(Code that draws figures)
━━━━━━━━━━
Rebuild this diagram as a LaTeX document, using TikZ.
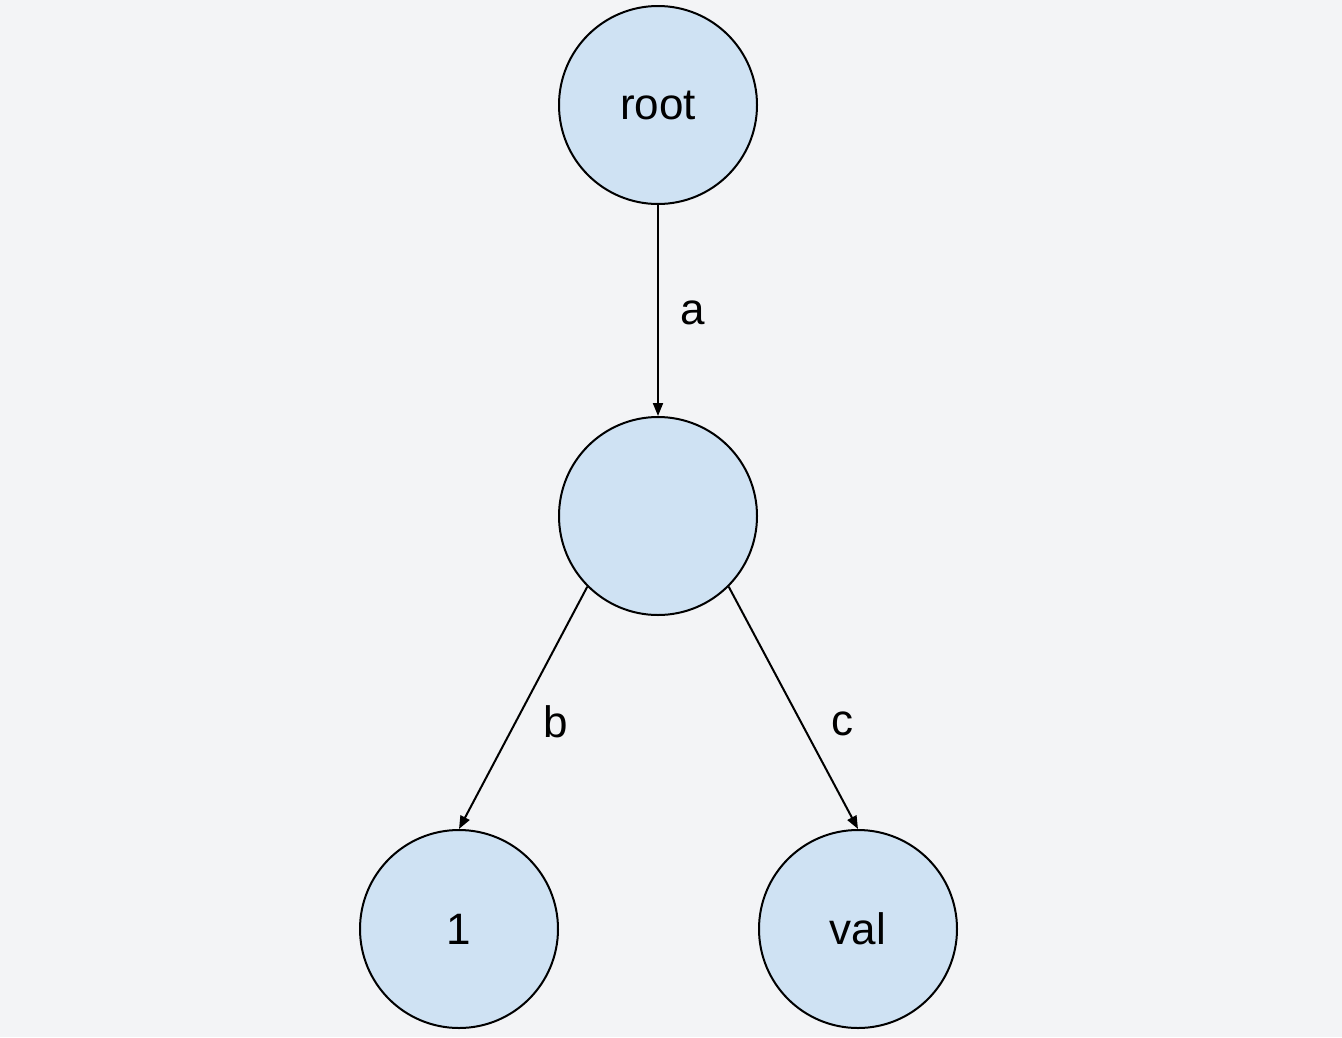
\documentclass[tikz,border=0pt]{standalone}
\usepackage{fontspec}
\setmainfont{Liberation Sans}
\usetikzlibrary{arrows.meta}
\definecolor{bg}{HTML}{F3F4F6}
\definecolor{nodefill}{HTML}{CFE2F3}
\begin{document}
\begin{tikzpicture}[x=1pt,y=-1pt,
  treenode/.style={circle,draw=black,line width=2pt,fill=nodefill,minimum size=198pt,inner sep=0pt,font=\fontsize{44}{50}\selectfont},
  edge/.style={line width=2pt,-{Triangle[length=13pt,width=10pt]}},
  lbl/.style={font=\fontsize{44}{50}\selectfont}]
\fill[bg] (0,0) rectangle (1342,1037);
\useasboundingbox (0,0) rectangle (1342,1037);
\node[treenode] (root) at (658,105) {root};
\node[treenode] (mid) at (658,516) {};
\node[treenode] (one) at (459,929) {1};
\node[treenode] (val) at (858,929) {val};
\draw[edge] (root.south) -- (mid.north);
\draw[edge] (mid.south west) -- (one.north);
\draw[edge] (mid.south east) -- (val.north);
\node[lbl] (la) at (693,313) {a};
\node[lbl] (lb) at (556,722) {b};
\node[lbl] (lc) at (842,724) {c};
\end{tikzpicture}
\end{document}
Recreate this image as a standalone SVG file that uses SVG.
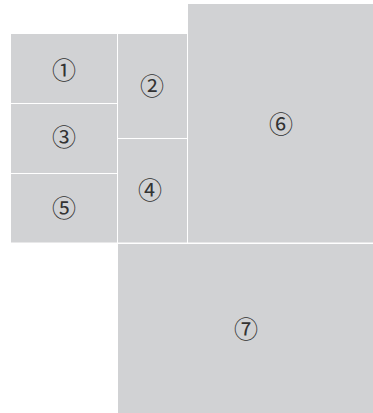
<svg xmlns="http://www.w3.org/2000/svg" width="373" height="413" viewBox="0 0 373 413">
<style>
.b{fill:#d1d2d4}
.t{font-family:"Noto Sans CJK JP","DejaVu Sans",sans-serif;font-size:24px;fill:#333;text-anchor:middle;dominant-baseline:central}
</style>
<rect width="373" height="413" fill="#fff"/>
<g id="n1"><rect class="b" x="11" y="34" width="106" height="69"/><text class="t" x="64" y="68">①</text></g>
<g id="n3"><rect class="b" x="11" y="104" width="106" height="69"/><text class="t" x="64" y="135">③</text></g>
<g id="n5"><rect class="b" x="11" y="174" width="106" height="68.5"/><text class="t" x="64" y="206">⑤</text></g>
<g id="n2"><rect class="b" x="118" y="34" width="69" height="104"/><text class="t" x="152" y="84">②</text></g>
<g id="n4"><rect class="b" x="118" y="139" width="69" height="103.5"/><text class="t" x="150" y="188">④</text></g>
<g id="n6"><rect class="b" x="188" y="4" width="185" height="238.5"/><text class="t" x="281" y="122">⑥</text></g>
<g id="n7"><rect class="b" x="118" y="244" width="255" height="169"/><text class="t" x="246" y="327">⑦</text></g>
<g id="connectors"/>
</svg>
━━━━━━━━━━
* _Task_
Pictures stay out; reproduce every line of the records exactly.

* _Problem solution_
Rebuild this diagram as a LaTeX document, using TikZ.
\documentclass[tikz,border=0pt]{standalone}
\usepackage{fontspec}
\setmainfont{Liberation Sans}
\usetikzlibrary{arrows.meta}
\definecolor{bg}{HTML}{F3F4F6}
\definecolor{nodefill}{HTML}{CFE2F3}
\begin{document}
\begin{tikzpicture}[x=1pt,y=-1pt,
  treenode/.style={circle,draw=black,line width=2pt,fill=nodefill,minimum size=198pt,inner sep=0pt,font=\fontsize{44}{50}\selectfont},
  edge/.style={line width=2pt,-{Triangle[length=13pt,width=10pt]}},
  lbl/.style={font=\fontsize{44}{50}\selectfont}]
\fill[bg] (0,0) rectangle (1342,1037);
\useasboundingbox (0,0) rectangle (1342,1037);
\node[treenode] (root) at (658,105) {root};
\node[treenode] (mid) at (658,516) {};
\node[treenode] (one) at (459,929) {1};
\node[treenode] (val) at (858,929) {val};
\draw[edge] (root.south) -- (mid.north);
\draw[edge] (mid.south west) -- (one.north);
\draw[edge] (mid.south east) -- (val.north);
\node[lbl] (la) at (693,313) {a};
\node[lbl] (lb) at (556,722) {b};
\node[lbl] (lc) at (842,724) {c};
\end{tikzpicture}
\end{document}
Recreate this image as a standalone SVG file that uses SVG.
<svg xmlns="http://www.w3.org/2000/svg" width="373" height="413" viewBox="0 0 373 413">
<style>
.b{fill:#d1d2d4}
.t{font-family:"Noto Sans CJK JP","DejaVu Sans",sans-serif;font-size:24px;fill:#333;text-anchor:middle;dominant-baseline:central}
</style>
<rect width="373" height="413" fill="#fff"/>
<g id="n1"><rect class="b" x="11" y="34" width="106" height="69"/><text class="t" x="64" y="68">①</text></g>
<g id="n3"><rect class="b" x="11" y="104" width="106" height="69"/><text class="t" x="64" y="135">③</text></g>
<g id="n5"><rect class="b" x="11" y="174" width="106" height="68.5"/><text class="t" x="64" y="206">⑤</text></g>
<g id="n2"><rect class="b" x="118" y="34" width="69" height="104"/><text class="t" x="152" y="84">②</text></g>
<g id="n4"><rect class="b" x="118" y="139" width="69" height="103.5"/><text class="t" x="150" y="188">④</text></g>
<g id="n6"><rect class="b" x="188" y="4" width="185" height="238.5"/><text class="t" x="281" y="122">⑥</text></g>
<g id="n7"><rect class="b" x="118" y="244" width="255" height="169"/><text class="t" x="246" y="327">⑦</text></g>
<g id="connectors"/>
</svg>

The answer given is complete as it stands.